Si la señal de la cruz nos distingue como cristianos, hay otro elemento que también nos debe distinguir: aquel por el que todos deben conocer que somos discípulos de Cristo, el amor:




“Os doy un mandamiento nuevo: que os améis los unos a los otros. Que, como yo os he amado, así os améis también los unos a los otros. En esto conocerán todos que sois discípulos míos: si os tenéis amor los unos a los otros” (Juan 13, 34-35)


Amar como nos amó Jesucristo significa dar la vida por los demás. Este debe ser el signo de los cristianos. La cruz debe ir siempre acompañada del amor. Jesucristo murió en ella por amor a los hombres y nosotros hacemos de ella un signo del amor de Dios a cada ser humano y de nuestro deseo sincero de imitar ese amor de Dios a cada hombre.




El amor a nuestros hermanos nos exige un sacrificio que va unido a la cruz de Cristo, y la cruz de Cristo nos exige una respuesta continua que no puede hacer a un lado el amor al prójimo. La cruz es signo de unidad (Efesios 2, 16)de paz y reconciliación (Colosenses 1, 18-20). Junto a ella encontramos a María, nuestra Madre amorosa, entregada a nosotros por Jesucristo en un acto de amor muy especial (Juan 19, 25-27)

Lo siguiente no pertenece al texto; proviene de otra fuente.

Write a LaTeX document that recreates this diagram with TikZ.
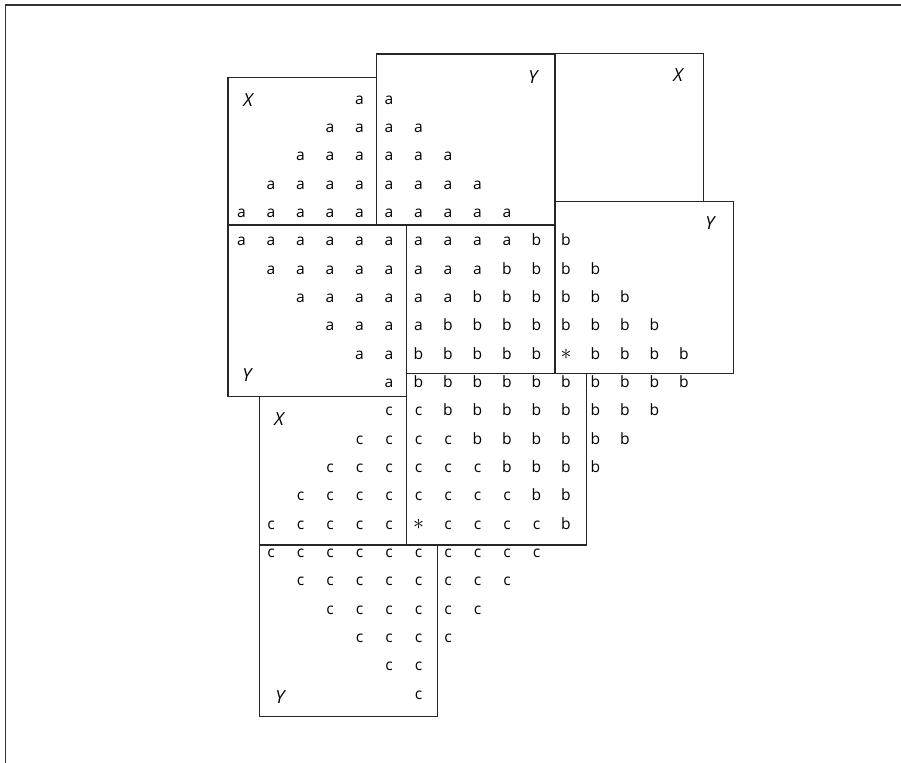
\documentclass[tikz,border=0pt]{standalone}
\usepackage{fontspec}
\setmainfont{Open Sans}
\tikzset{
  cell/.style={font=\fontsize{7.8}{9}\selectfont, anchor=base, inner sep=0pt},
  starcell/.style={cell, font=\fontsize{11}{12}\selectfont},
  lab/.style={font=\fontsize{9}{11}\selectfont\itshape, inner sep=0pt},
  box/.style={draw=black!85, line width=0.7pt}
}
\begin{document}
\begin{tikzpicture}[x=0.5pt, y=-0.5pt]
\useasboundingbox (0,0) rectangle (901,763);
\draw[line width=0.9pt, black!80](5.5,763)--(5.5,5)--(901,5);

% boxes
\draw[box](228,77.3) rectangle (376.7,225);
\draw[box](376.7,54) rectangle (555,225);
\draw[box](555,53.3) rectangle (703.3,201.5);
\draw[box](555,201.5) rectangle (733.3,373.3);
\draw[box](228,225) rectangle (406.5,396.5);
\draw[box](406.5,225) rectangle (555,373.3);
\draw[box](259.3,396.5) rectangle (406.5,545);
\draw[box](406.5,373.3) rectangle (586.7,545);
\draw[box](259.3,545) rectangle (437.7,716.7);

% letters: row/first col/last col
\foreach \r/\f/\t in {0/4/5,1/3/6,2/2/7,3/1/8,4/0/9,5/0/9,6/1/8,7/2/7,8/3/6,9/4/5,10/5/5}
  \foreach \c in {\f,...,\t}
    \node[cell] (a-\r-\c) at ({241.5+29.5*\c},{104.2+28.33*\r}) {a};
\foreach \r/\f/\t in {5/10/11,6/9/12,7/8/13,8/7/14,9/6/10,9/12/15,10/6/15,11/7/14,12/8/13,13/9/12,14/10/11,15/11/11}
  \foreach \c in {\f,...,\t}
    \node[cell] (b-\r-\c) at ({241.5+29.5*\c},{104.2+28.33*\r}) {b};
\foreach \r/\f/\t in {11/5/6,12/4/7,13/3/8,14/2/9,15/1/5,15/7/10,16/1/10,17/2/9,18/3/8,19/4/7,20/5/6,21/6/6}
  \foreach \c in {\f,...,\t}
    \node[cell] (c-\r-\c) at ({241.5+29.5*\c},{104.2+28.33*\r}) {c};
\node[starcell] (star-b) at ({241.5+29.5*11},{104.2+28.33*9}) {$\ast$};
\node[starcell] (star-c) at ({241.5+29.5*6},{104.2+28.33*15}) {$\ast$};

\node[lab] (lab-A) at (248,100) {X};
\node[lab] (lab-B) at (533,76.7) {Y};
\node[lab] (lab-C) at (678,75) {X};
\node[lab] (lab-D) at (710,223) {Y};
\node[lab] (lab-E) at (247,375) {Y};
\node[lab] (lab-G) at (279,419) {X};
\node[lab] (lab-I) at (280,697) {Y};
\end{tikzpicture}
\end{document}
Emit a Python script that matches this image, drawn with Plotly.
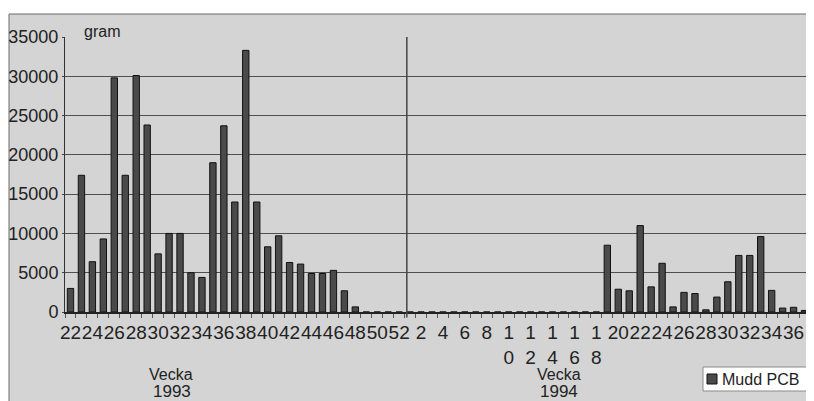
import plotly.graph_objects as go

# ---- data ----
weeks_1993 = [22, 23, 24, 25, 26, 27, 28, 29, 30, 31, 32, 33, 34, 35, 36, 37,
              38, 39, 40, 41, 42, 43, 44, 45, 46, 47, 48, 49, 50, 51, 52]
values_1993 = [3000, 17400, 6400, 9300, 29800, 17400, 30100, 23800, 7400, 10000,
               10000, 5000, 4400, 19000, 23700, 14000, 33300, 14000, 8300, 9700,
               6300, 6100, 4900, 4900, 5300, 2700, 650, 0, 0, 0, 0]

weeks_1994 = [1, 2, 3, 4, 5, 6, 7, 8, 9, 10, 11, 12, 13, 14, 15, 16, 17, 18, 19,
              20, 21, 22, 23, 24, 25, 26, 27, 28, 29, 30, 31, 32, 33, 34, 35, 36, 37]
values_1994 = [0, 0, 0, 0, 0, 0, 0, 0, 0, 0, 0, 0, 0, 0, 0, 0, 0, 0,
               8500, 2900, 2700, 11000, 3200, 6200, 650, 2500, 2350, 280, 1900,
               3850, 7200, 7200, 9600, 2750, 500, 600, 200]

tick_labels_1993 = ["22", "24", "26", "28", "30", "32", "34", "36", "38", "40",
                    "42", "44", "46", "48", "50", "52"]
tick_labels_1994 = ["2", "4", "6", "8", "1<br>0", "1<br>2", "1<br>4", "1<br>6",
                    "1<br>8", "20", "22", "24", "26", "28", "30", "32", "34", "36"]
labelled_weeks_1993 = [22, 24, 26, 28, 30, 32, 34, 36, 38, 40, 42, 44, 46, 48, 50, 52]
labelled_weeks_1994 = [2, 4, 6, 8, 10, 12, 14, 16, 18, 20, 22, 24, 26, 28, 30, 32, 34, 36]

series_name = "Mudd PCB"
y_unit = "gram"
x_title = "Vecka"
years = ["1993", "1994"]
y_ticks = [0, 5000, 10000, 15000, 20000, 25000, 30000, 35000]
y_tick_labels = ["0", "5000", "10000", "15000", "20000", "25000", "30000", "35000"]

# ---- build positions ----
values = values_1993 + values_1994
xs = list(range(len(values)))
n93 = len(weeks_1993)
tickvals = [weeks_1993.index(w) for w in labelled_weeks_1993] + \
           [n93 + weeks_1994.index(w) for w in labelled_weeks_1994]
ticktext = tick_labels_1993 + tick_labels_1994
boundaries = [i + 0.5 for i in range(-1, len(values))]

FONT = "Liberation Sans, Arial, sans-serif"
BAR_FILL = "#4a4a4a"
BAR_EDGE = "#111111"

fig = go.Figure()
fig.add_trace(go.Bar(
    x=xs, y=values, name=series_name,
    marker=dict(color=BAR_FILL, line=dict(color=BAR_EDGE, width=1)),
    showlegend=False,
))

# page is offset by the 8px body margin
OFF = 8
W, H = 814 - OFF, 401 - OFF
PL, PR, PT, PB = 65, 810, 37, 312   # plot area in page pixels
L, T = PL - OFF, PT - OFF
R = W - (PR - OFF)
B = H - (PB - OFF)
pw, ph = PR - PL, PB - PT


def px(xp):
    return (xp - PL) / pw


def py(yp):
    return (PB - yp) / ph


fig.update_layout(
    width=W, height=H,
    margin=dict(l=L, r=R, t=T, b=B, autoexpand=False),
    paper_bgcolor="#ffffff",
    plot_bgcolor="#d3d5d6",
    bargap=0.42,
    font=dict(family=FONT, color="#222222"),
    showlegend=False,
    xaxis=dict(
        range=[-0.5, len(values) - 0.5],
        tickmode="array", tickvals=tickvals, ticktext=ticktext,
        tickangle=0, ticks="", ticklabelstandoff=2,
        tickfont=dict(size=19, color="#222222"),
        showgrid=False, zeroline=False,
        showline=True, linecolor="#222222", linewidth=2, mirror=False,
        minor=dict(tickmode="array", tickvals=boundaries, ticks="outside",
                   ticklen=4, tickcolor="#555555", showgrid=False),
    ),
    yaxis=dict(
        range=[0, 35000], tickmode="array", tickvals=y_ticks,
        ticktext=y_tick_labels,
        ticks="outside", ticklen=2, tickcolor="#444444",
        tickfont=dict(size=18, color="#222222"),
        showgrid=True, gridcolor="#4f4f4f", gridwidth=1,
        zeroline=False,
        showline=True, linecolor="#333333", linewidth=1, mirror=True,
    ),
    shapes=[
        # outer chart frame
        dict(type="rect", xref="paper", yref="paper",
             x0=px(9), x1=px(813), y0=py(402), y1=py(14),
             fillcolor="#d4d4d4", line=dict(color="#6a6a6a", width=1),
             layer="below"),
        # divider between the two years
        dict(type="line", xref="x", yref="paper",
             x0=n93 - 0.5 + 0.2, x1=n93 - 0.5 + 0.2, y0=-0.02, y1=1,
             line=dict(color="#444444", width=1.5)),
        # legend box and swatch
        dict(type="rect", xref="paper", yref="paper",
             x0=px(703), x1=px(808), y0=py(391), y1=py(367),
             fillcolor="#ffffff", line=dict(color="#8a8a8a", width=1)),
        dict(type="rect", xref="paper", yref="paper",
             x0=px(707), x1=px(717), y0=py(384), y1=py(374),
             fillcolor=BAR_FILL, line=dict(color=BAR_EDGE, width=1)),
    ],
    annotations=[
        dict(text=y_unit, xref="paper", yref="paper", x=px(82), y=py(31),
             xanchor="left", yanchor="middle", showarrow=False,
             font=dict(size=16, color="#222222")),
        dict(text=x_title, xref="paper", yref="paper", x=px(171),
             y=py(374), xanchor="center", yanchor="middle", showarrow=False,
             font=dict(size=16, color="#222222")),
        dict(text=years[0], xref="paper", yref="paper", x=px(172),
             y=py(391), xanchor="center", yanchor="middle", showarrow=False,
             font=dict(size=17, color="#222222")),
        dict(text=x_title, xref="paper", yref="paper", x=px(559),
             y=py(374), xanchor="center", yanchor="middle", showarrow=False,
             font=dict(size=16, color="#222222")),
        dict(text=years[1], xref="paper", yref="paper", x=px(559),
             y=py(391), xanchor="center", yanchor="middle", showarrow=False,
             font=dict(size=17, color="#222222")),
        dict(text=series_name, xref="paper", yref="paper", x=px(720),
             y=py(379), xanchor="left", yanchor="middle", showarrow=False,
             font=dict(size=16, color="#222222")),
    ],
)

fig.write_html("out.html")
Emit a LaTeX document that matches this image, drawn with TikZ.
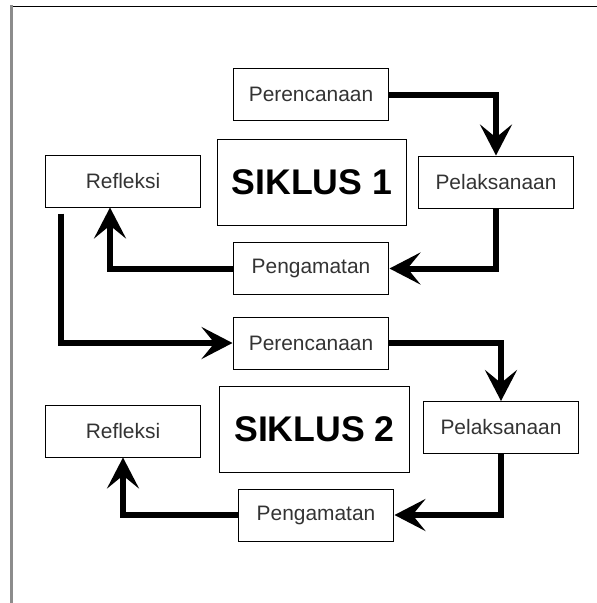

Cuando nos santiguamos haciendo sobre nosotros la señal de la cruz, nos señalamos como miembros de Jesucristo y de su Iglesia; ponemos a Dios en nuestra vida; le ofrecemos lo que somos, hacemos y tenemos. Mostrar la cruz es predicar que hay que morir para tener vida. Los primeros misioneros que llegaron a América usaban cruces grabadas para enseñar la fe. La cruz es signo de fe auténtica, de esperanza cierta, de amor sincero y generoso. Es resumen de la enseñanza de Jesucristo. Todos estos significados sobre los que hemos reflexionado están presentes cuando hacemos la señal de la cruz. Hacer ese signo sobre nosotros o portarlo en el pecho es ofrecer a Dios nuestra vida y manifestar al mundo nuestro deseo de seguir e imitar a Jesucristo. Santiguarse o signarse es la primera oración del cristiano.